Data-hungry applications that require terabytes of memory have become widespread in recent years. To meet the memory needs of these applications, data centers are embracing tiered memory architectures with near and far memory tiers. Precise, efficient, and timely identification of hot and cold data and their placement in appropriate tiers is critical for performance in such systems. Unfortunately, the existing state-of-the-art telemetry techniques for hot and cold data detection are ineffective at terabyte scale.

We propose Telescope, a novel technique that profiles different levels of the application’s page table tree for fast and efficient identification of hot and cold data. Telescope is based on the observation that for a memory- and-TLB-intensive workload, higher levels of its page table tree are frequently accessed during a hardware page table walk.

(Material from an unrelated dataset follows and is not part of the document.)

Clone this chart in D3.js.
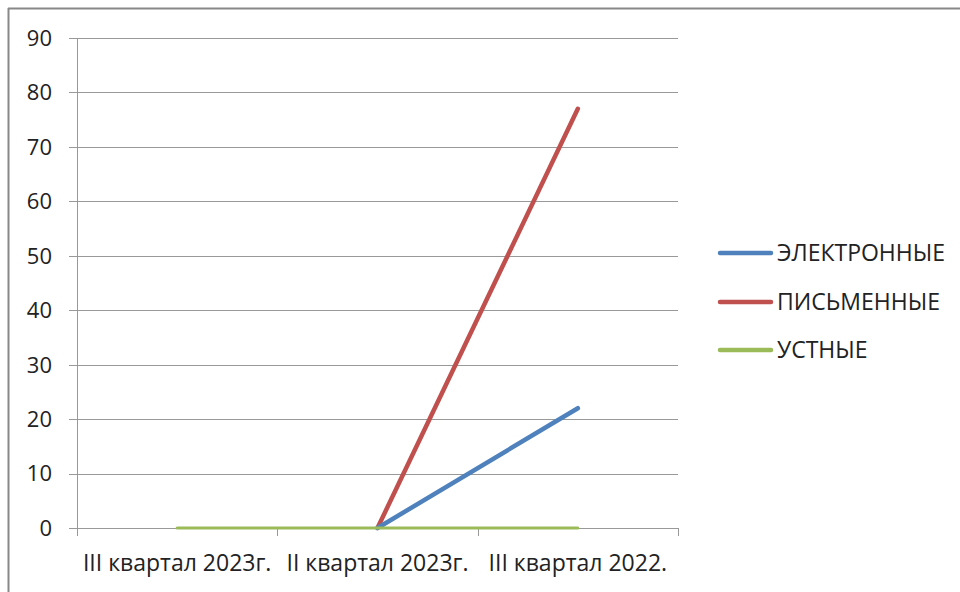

Hence, the hotness of the higher levels of the page table tree captures the hotness of its subtrees or address space sub-regions at a coarser granularity. We exploit this insight to quickly converge on even a few megabytes of hot data and efficiently identify several gigabytes of cold data in terabyte-scale applications. Importantly, such a technique can seamlessly scale to petabyte-scale applications.

Telescope’s telemetry achieves 90%+ precision and recall at just 0.9% single CPU utilization for microbenchmarks with 5 TB memory footprint. Memory tiering based on Telescope results in 5.6% to 34% throughput improvement for real-world benchmarks with 1–2 TB memory footprint compared to other state-of-the-art telemetry techniques.